An end-to-end logistic regression project predicting the 10-year risk of coronary heart disease (CHD).
- ➡️ View the Jupyter Notebook on GitHub: chd-risk-prediction-logit.ipynb
- Dataset: Cardiovascular Study Dataset on Kaggle
Problem: CHD is a leading cause of death, and early identification of high-risk patients can save lives and reduce healthcare costs.
Solution: Built a logistic regression model with class-weight balancing and threshold optimized for F2 score. Preprocessed data, log-transformed skewed features, and removed multicollinear variables. Achieved F2 = 0.525 and ~80% recall on the test set, enabling early identification of at-risk patients for targeted interventions.
- Predict 10-year risk of CHD using logistic regression.
- Handle class imbalance using stratified splits and class weighting.
- Optimize model threshold for F2-Score to prioritize recall.
- Perform robust preprocessing and feature engineering based on Exploratory Data Analysis (EDA).
- Data Cleaning & Preparation
- Exploratory Data Analysis (EDA)
- Feature Selection & Transformation (log-transform skewed features, remove multicollinear features)
- Missing Value Imputation
- Train/Test Split (stratified)
- Logistic Regression with
class_weight='balanced' - Threshold Optimization based on F2-Score
- Model Evaluation (Recall, F2, ROC-AUC, Confusion Matrix)
Because missing a high-risk patient is more costly than a false alarm, the decision threshold was optimized using the F2-score, which prioritizes recall over precision. The optimal threshold was selected based on training-set probabilities.
Lowering the threshold from 0.50 to 0.40 increased the model’s ability to identify at-risk patients while maintaining acceptable precision.
The confusion matrix below illustrates model performance on the test set using the optimized threshold. The model favors recall, resulting in fewer false negatives at the expense of increased false positives — an appropriate trade-off for a medical screening task.
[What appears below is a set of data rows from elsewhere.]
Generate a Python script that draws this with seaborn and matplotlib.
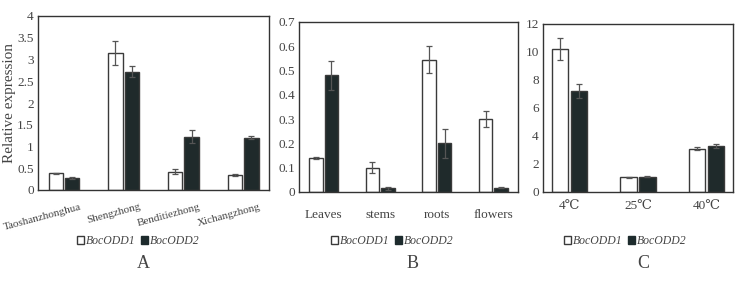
import pandas as pd
import numpy as np
import seaborn as sns
import matplotlib.pyplot as plt
import matplotlib.transforms as mtransforms
from matplotlib.patches import Patch
from matplotlib.ticker import FuncFormatter

# data
genes = ['BocODD1', 'BocODD2']

cult_names = ['Taoshanzhonghua', 'Shengzhong', 'Benditiezhong', 'Xichangzhong']
cult_odd1 = [0.38, 3.15, 0.42, 0.35]
cult_odd1_err = [0.02, 0.27, 0.06, 0.02]
cult_odd2 = [0.27, 2.72, 1.22, 1.20]
cult_odd2_err = [0.02, 0.12, 0.15, 0.03]

tissue_names = ['Leaves', 'stems', 'roots', 'flowers']
tissue_odd1 = [0.14, 0.10, 0.545, 0.30]
tissue_odd1_err = [0.005, 0.022, 0.055, 0.032]
tissue_odd2 = [0.48, 0.015, 0.20, 0.018]
tissue_odd2_err = [0.06, 0.005, 0.06, 0.003]

temp_names = ['4℃', '25℃', '40℃']
temp_odd1 = [10.2, 1.05, 3.1]
temp_odd1_err = [0.8, 0.02, 0.1]
temp_odd2 = [7.25, 1.08, 3.3]
temp_odd2_err = [0.5, 0.03, 0.15]

sns.set_theme(style='white')
plt.rcParams['font.family'] = ['Liberation Serif', 'DejaVu Serif']

white_c = '#ffffff'
dark_c = '#1d2b2d'
edge_c = '#3a3a3a'
txt_c = '#444444'


def make_df(names, v1, v2):
    return pd.DataFrame({
        'cat': names * 2,
        'gene': [genes[0]] * len(names) + [genes[1]] * len(names),
        'val': v1 + v2,
    })


fig = plt.figure(figsize=(7.44, 2.81), dpi=100)
W, H = 744, 281


def px_axes(l, t, r, b):
    return fig.add_axes([l / W, 1 - b / H, (r - l) / W, (b - t) / H])


axA = px_axes(38, 16, 269, 190)
axB = px_axes(299, 22, 518, 192)
axC = px_axes(543, 24, 733, 192)

panels = [
    (axA, cult_names, cult_odd1, cult_odd2, cult_odd1_err, cult_odd2_err, (0, 4), 0.5, 'A', 143, 138),
    (axB, tissue_names, tissue_odd1, tissue_odd2, tissue_odd1_err, tissue_odd2_err, (0, 0.7), 0.1, 'B', 413, 392),
    (axC, temp_names, temp_odd1, temp_odd2, temp_odd1_err, temp_odd2_err, (0, 12), 2, 'C', 643, 625),
]

for ax, names, v1, v2, e1, e2, ylim, step, letter, lx, legx in panels:
    df = make_df(names, v1, v2)
    sns.barplot(data=df, x='cat', y='val', hue='gene', ax=ax,
                palette=[white_c, dark_c], edgecolor=edge_c, linewidth=1.0,
                width=0.55, gap=0.12, errorbar=None, legend=False)
    errs = e1 + e2
    vals = v1 + v2
    for p, v, e in zip(ax.patches, vals, errs):
        cx = p.get_x() + p.get_width() / 2
        ax.errorbar(cx, v, yerr=e, fmt='none', ecolor='#555555',
                    elinewidth=0.9, capsize=2, capthick=0.9)
    ax.set_ylim(*ylim)
    ax.set_yticks(np.arange(ylim[0], ylim[1] + step / 2, step))
    ax.yaxis.set_major_formatter(FuncFormatter(lambda y, _: f'{y:g}'))
    ax.set_xlabel('')
    ax.set_ylabel('')
    ax.tick_params(axis='both', length=0, labelsize=9.5, colors=txt_c, pad=3)
    for s in ax.spines.values():
        s.set_visible(True)
        s.set_color('#333333')
        s.set_linewidth(1.0)
    handles = [Patch(facecolor=white_c, edgecolor=edge_c, label=genes[0]),
               Patch(facecolor=dark_c, edgecolor=dark_c, label=genes[1])]
    fig.legend(handles=handles, loc='center', bbox_to_anchor=(legx / W, 1 - 241 / H),
               ncol=2, frameon=False, handlelength=0.6, handleheight=0.6,
               handletextpad=0.15, columnspacing=0.5,
               prop={'style': 'italic', 'size': 8.5}, labelcolor=txt_c)
    fig.text(lx / W, 1 - 263 / H, letter, ha='center', va='center',
             fontsize=13, color=txt_c)

# slanted cultivar labels, right end a little past the group centre
axA.tick_params(axis='x', labelsize=8, pad=9)
shift = mtransforms.ScaledTranslation(16 / 100, 0, fig.dpi_scale_trans)
for lab in axA.get_xticklabels():
    lab.set_rotation(15)
    lab.set_ha('right')
    lab.set_va('top')
    lab.set_rotation_mode('anchor')
    lab.set_transform(lab.get_transform() + shift)
axB.tick_params(axis='x', pad=12)
axC.tick_params(axis='x', pad=6)
axA.set_ylabel('Relative expression', fontsize=11, color=txt_c, labelpad=1)

fig.savefig('out.png', dpi=100)
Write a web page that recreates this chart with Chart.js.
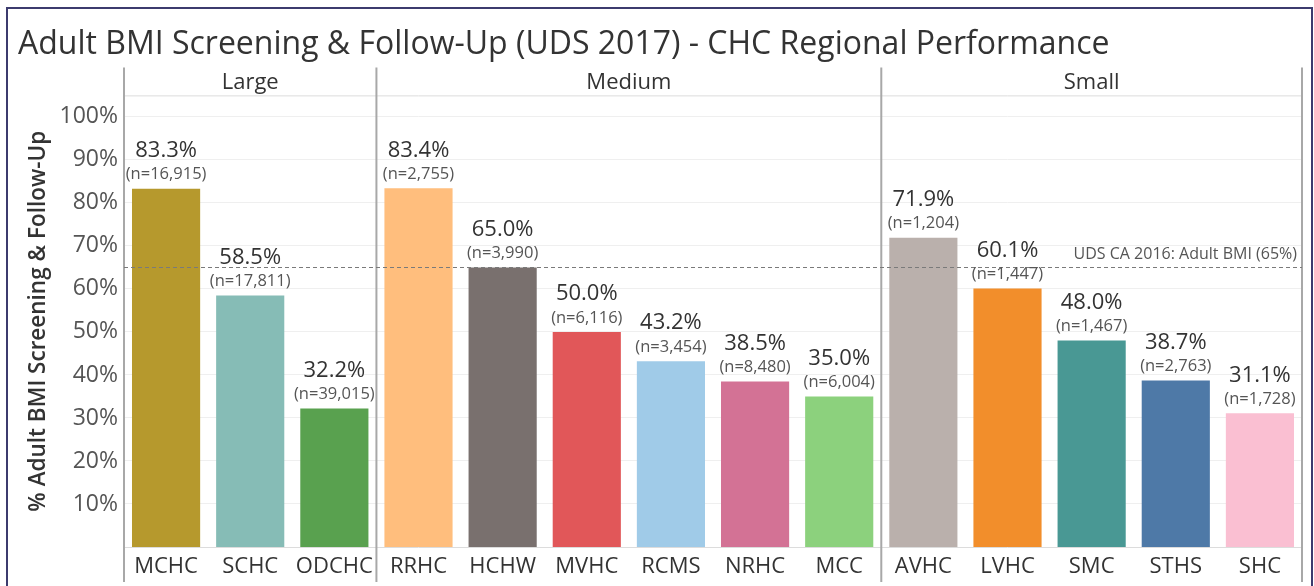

The ROC curve (Receiver Operating Characteristic curve) visualizes the model's ability to distinguish between patients who will develop CHD and those who will not across all possible thresholds.
- ROC-AUC (Area Under the ROC Curve): 0.694
This metric summarizes the model’s overall discriminatory power.- 1.0 = perfect separation of classes
- 0.5 = no better than random guessing
A ROC-AUC of 0.694 indicates the model reasonably separates at-risk and not-at-risk patients, showing it performs better than chance at predicting 10-year CHD risk.
-
F2 Score: The initial model had an F2 score of 0.487 on the test set. After threshold optimization, the F2 score increased to 0.525, an improvement of approximately 7.8%, reflecting better detection of at-risk patients while maintaining a balance between recall and precision.
-
Recall: With the optimized threshold, the model achieved a recall of ~80%, meaning it correctly identifies 8 out of 10 patients who will develop CHD within 10 years. This high recall is crucial for a screening tool where missing at-risk patients carries significant consequences.
-
ROC-AUC: The model achieved a ROC-AUC of 0.694, indicating it can reasonably distinguish between patients who will and will not develop CHD over 10 years.
- Use pipelines for preprocessing and modeling.
- Explore alternative models (e.g., XGBoost, LightGBM).
- Perform cost-sensitive threshold tuning based on false positive vs. false negative impact.
- Conduct in-depth analysis on misclassified samples.